The Grass Is Always Green’ is where Frankie brings out his newly learnt and very slick slide geeeetar! As the song comes to an end, the applause is off the hook. Dunnery smiles, “you lot are at the beginning of a brand new inception. What’s the Wales score?” We all laugh and shout 1-all.

Phil on drums gives us a lovely blues ditty skiffle intro to the song Broken Down, which really suits this venue – after all, it is called Nell’s Rock n’ Blues, and with its Jukebox Joint vibe, this really is the place to enjoy some blue notes. Then the band switch into a wondrous Boogie Woogie jam, and we are all clapping and dad dancing along.

Never someone to do the norm, Dunnery leaves the stage and walks into the heart of the audience for a unique experience. We all gathered around him, and the atmosphere became so much more intimate. Francis Frikkin Dunnery is in the crowd with us, with an incredible acoustic blues number, In My Kitchen, and encourages all to join in with the chorus, which we wholeheartedly do so.

Francis remains in situ for the next toon, Riding The Blues Train. A fine masterpiece class in blues riffage and songwriting, this will be an anthem when the album comes out – guaranteed.

Dunnery leaps back onto the stage and joins his band for more action. And can I just say how amazing these players are? The tinkly keyboards/harmonica from Dan Burnett, with a tight backline and extra guitar, provides a deeper level of bluesiness. Slidey Man is up next and is a lesson in how to play the slide guitar – I felt like I was back in Louisiana near the Bayou at the House Of Blues with a cherry cola. Francis has been working hard on the setlist and, this evening, debuted his slide guitar chops. “It’s really fucking difficult to play slide,” he laughs. But master it did tonight.

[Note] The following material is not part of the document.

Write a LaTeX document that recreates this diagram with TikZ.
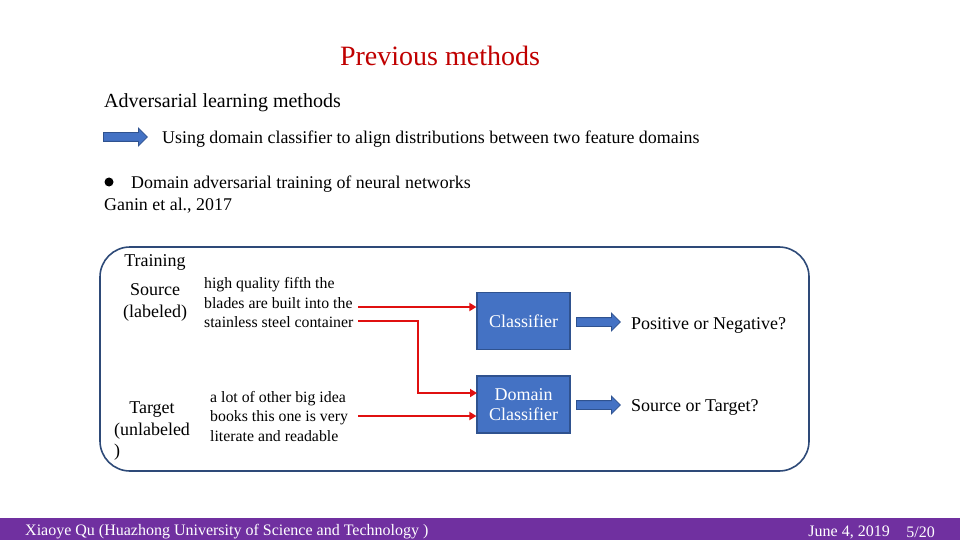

Dunnery is no stranger to the blues, having played guitar with the legendary Led Zep frontman Robert Plant. “I basically got my Blues education from Robert Plant,” Francis told me in an earlier interview. “He was always telling me ‘listen to this artist or that from Howlin Wolf, Muddy Waters, Lightnin’ Hopkins to BB King. There is nothing Plant doesn’t know about the blues.”

Dunnery & Co. then burst into Hard To Love A Woman, and as he introduces the song, Francis tells us how his inspiration was Robert Johnson and how he played into the note, giving us an insight on how we learner guitarists can gain some blues chops.

I Don’t Wanna Bring You Home is the penultimate song, a real doozy of a tune with hints of Clutch and heavy blues. The buzz in Nell’s is electric. The band finished with an epic encore, Call Me The Comeback Boy, another soon-to-be blues anthem and everyone, I mean everyone, was dancing, singing and being in the moment.

Tombstone Dunnery took us on a complete blues journey from the Chitlin Circuit, via the Cumbrian delta, up to modern-day rocky blues. I can’t wait to hear these songs again on the upcoming Tombstone Dunnery album, which Dunnery says should be out around April.